Intelligent Systems Division


ISI computer scientist Mayank Kejriwal has been awarded best paper at the 2017 Semantic Web Science Association (SWSA) Distinguished Dissertation Awards.

His dissertation — Populating a Linked Data Entity Name System — tackles an important information integration problem called entity resolution: the science of connecting people, places and things by linking or grouping them together.

For example, how many email addresses do you have? How many spellings of your name exist? How many addresses have you lived at in your lifetime?

Uniting and resolving numerous data elements into a single holistic view is a complex and tedious task for machines. Yet it has important applications in numerous areas, including government and public health, law enforcement, web searches and comparison shopping.

Kejriwal's dissertation describes a set of algorithms to automatically populate an Entity Name System (ENS), a core data integration component, which could speed up the process significantly.

"We want to automate solutions to this problem because the web contains far too much data for manual annotations to be practical," says Kejriwal, who earned his PhD in computer science at the University of Texas at Austin.

"I showed that my unsupervised algorithms approached the performance of supervised systems, and in some cases, outperformed them."

These algorithms are now helping hundreds of law enforcement officials combat human trafficking as part of the Domain-specific Insight Graph (DIG) system, funded by ISI's DARPA MEMEX project and led by Kejriwal's supervisor, Pedro Szekely.

In addition, Kejriwal is collaborating with social scientists to analyze a corpus of more than 100-million human trafficking webpages, using scientific tools to measure the extent of the problem.
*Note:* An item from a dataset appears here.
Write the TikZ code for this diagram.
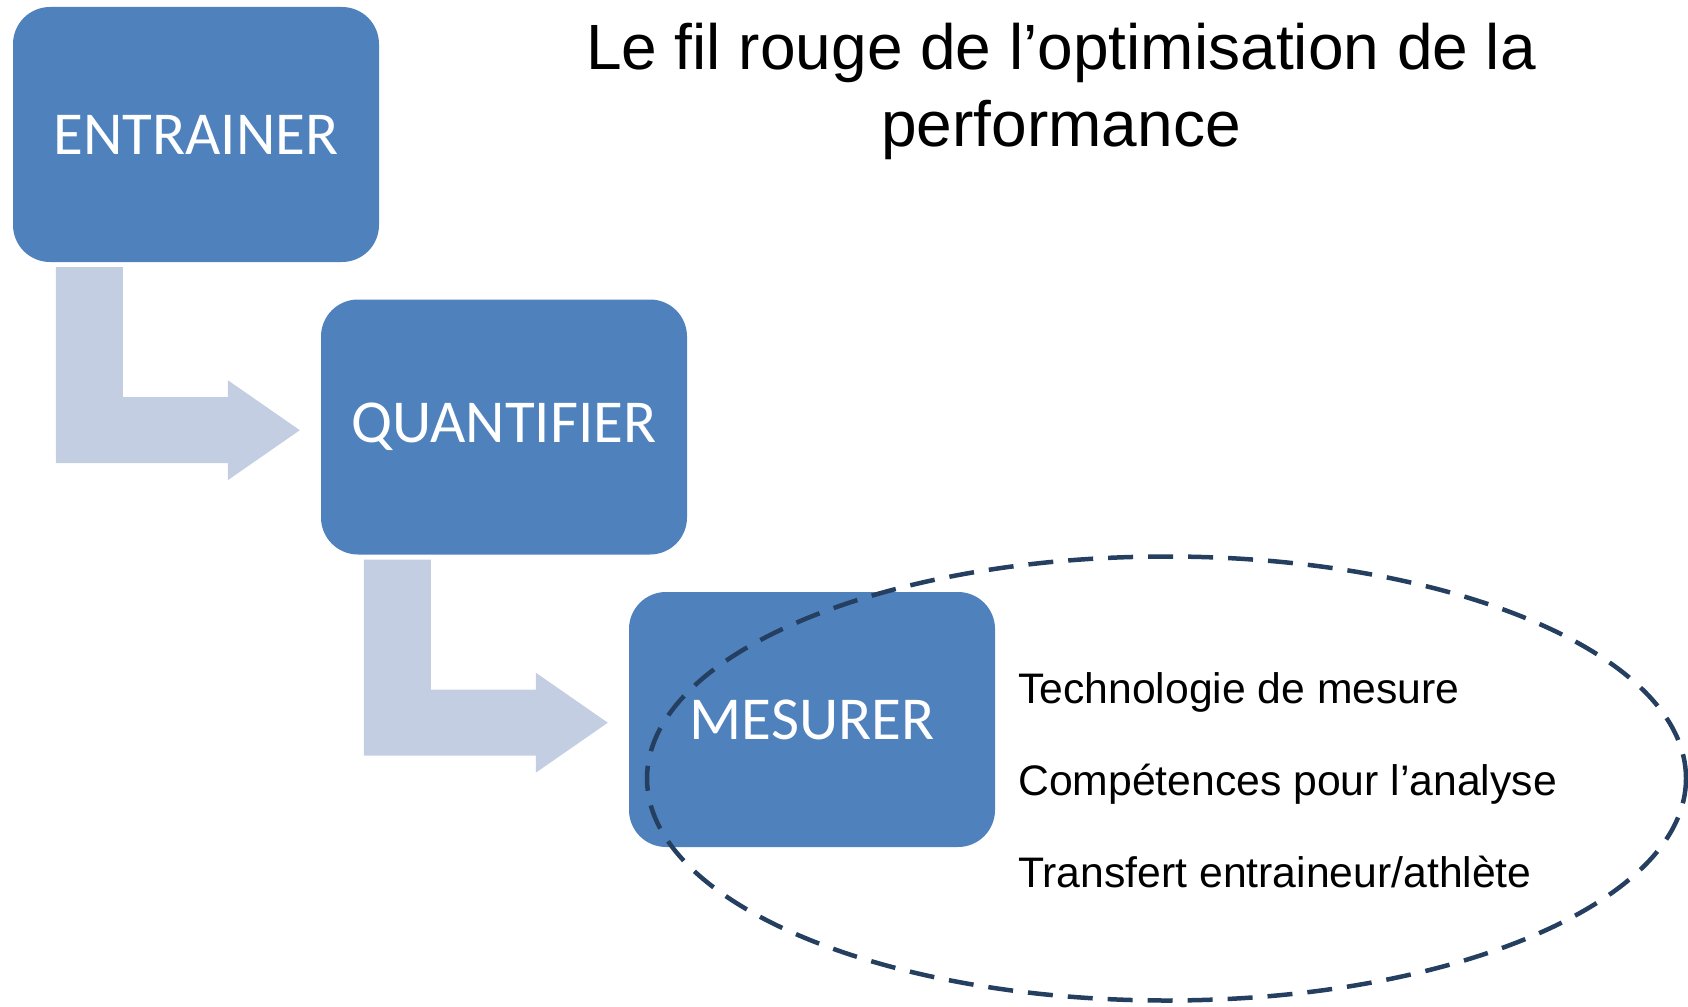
\documentclass[tikz,border=0pt]{standalone}
\usepackage{fontspec}
\setmainfont{Liberation Sans}
\newfontfamily\boxfont{Carlito}
\usetikzlibrary{calc}

\definecolor{stageblue}{HTML}{4F81BD}
\definecolor{arrowgrey}{HTML}{C3CEE3}
\definecolor{ringblue}{HTML}{243F60}

% bent block arrow hanging below a stage box
\newcommand{\stagearrow}[1]{%
  \fill[arrowgrey] ($(#1.south west)+(43,5)$) -- ++(67,0) -- ++(0,130)
    -- ++(105,0) -- ++(0,-17) -- ++(72,50) -- ++(-72,50) -- ++(0,-17)
    -- ++(-172,0) -- cycle;}

\begin{document}
\begin{tikzpicture}[x=1pt,y=-1pt,
                    stage/.style={rectangle,rounded corners=37pt,fill=stageblue,text=white,
                                  minimum width=366pt,minimum height=255pt,inner sep=0pt,
                                  font=\boxfont\fontsize{61}{73}\selectfont},
                    item/.style={anchor=base west,inner sep=0pt,font=\fontsize{42.7}{50}\selectfont},
                    ring/.style={draw=ringblue,line width=4.5pt,dash pattern=on 25pt off 15pt}]

  \useasboundingbox (0,0) rectangle (1688,1006);

  \node[stage] (entrainer) at (196,134.5) {ENTRAINER};
  \node[stage] (quantifier) at ($(entrainer)+(308,292.5)$) {QUANTIFIER};
  \node[stage] (mesurer) at ($(quantifier)+(308,292.5)$) {MESURER};

  \stagearrow{entrainer}
  \stagearrow{quantifier}

  \node[anchor=north,inner sep=0pt,align=center,font=\fontsize{64}{77}\selectfont] (title)
    at (1061,23) {Le fil rouge de l’optimisation de la\\performance};

  \node[item] (techno) at (1018,703) {Technologie de mesure};
  \node[item] (compet) at (1018,795) {Compétences pour l’analyse};
  \node[item] (transf) at (1018,887) {Transfert entraineur/athlète};

  \draw[ring] (1166.5,778.5) ellipse [x radius=519.5, y radius=222];

\end{tikzpicture}
\end{document}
"Without reliable entity resolution, we cannot do even simple operations like counting, since we could end up counting an entity, in this case a trafficked worker, multiple times," says Kejriwal.
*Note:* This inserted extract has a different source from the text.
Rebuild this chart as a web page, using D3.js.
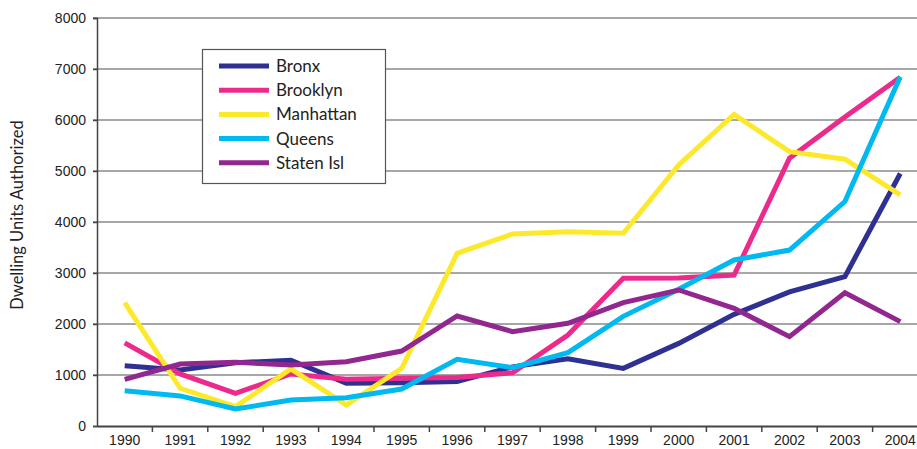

The approach also works on datasets from numerous domains, spanning social media, movies, books, publications and locations, and including large-scale knowledge bases containing millions of facts and entities.

Contributions from Kejriwal's dissertation have led to at least eight peer-reviewed publications in several top-tier Semantic Web and knowledge discovery conferences and journals, including: the Institute of Electrical and Electronics Engineers (IEEE) International Conference on Data Mining (ICDM), International Semantic Web Conference (ISWC), Extended Semantic Web Conference (ESWC), Journal of Web Semantics (JWS), Association for the Advancement on Artificial Intelligence (AAAI) and the IEEE Big Data Conference.
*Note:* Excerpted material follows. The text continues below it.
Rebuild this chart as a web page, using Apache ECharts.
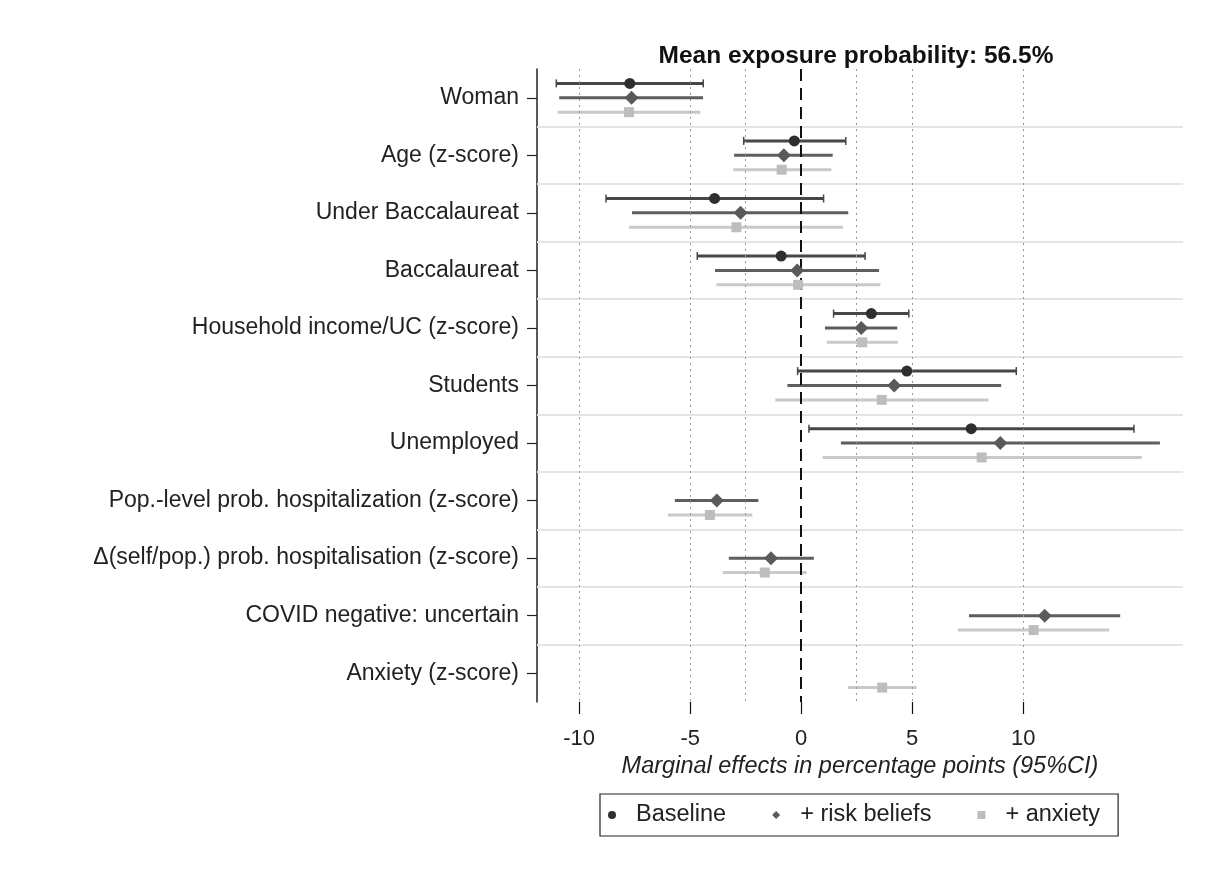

Kejriwal's dissertation was also published in a book, as part of iOS Press's Studies in the Semantic Webseries. He is currently co-authoring a textbook about knowledge graphs with his ISI supervisors Pedro Szekely and Craig Knoblock, which is slated to be published by MIT Press in 2018.

About the Semantic Web Science Association (SWSA) Distinguished Dissertation Awards

The 2017 Semantic Web Science Association (SWSA) Distinguished Dissertation Awards, which includes a prize of 1000 euros, will be presented at the International Semantic Web Conference (ISWC), which will take place in Vienna, Austria, October 21-25, 2017.

It recognizes dissertations that present innovative research results related to semantics, data and the web; winners are selected based on originality, significance and impact of work, including publications in highly selective conferences and journals.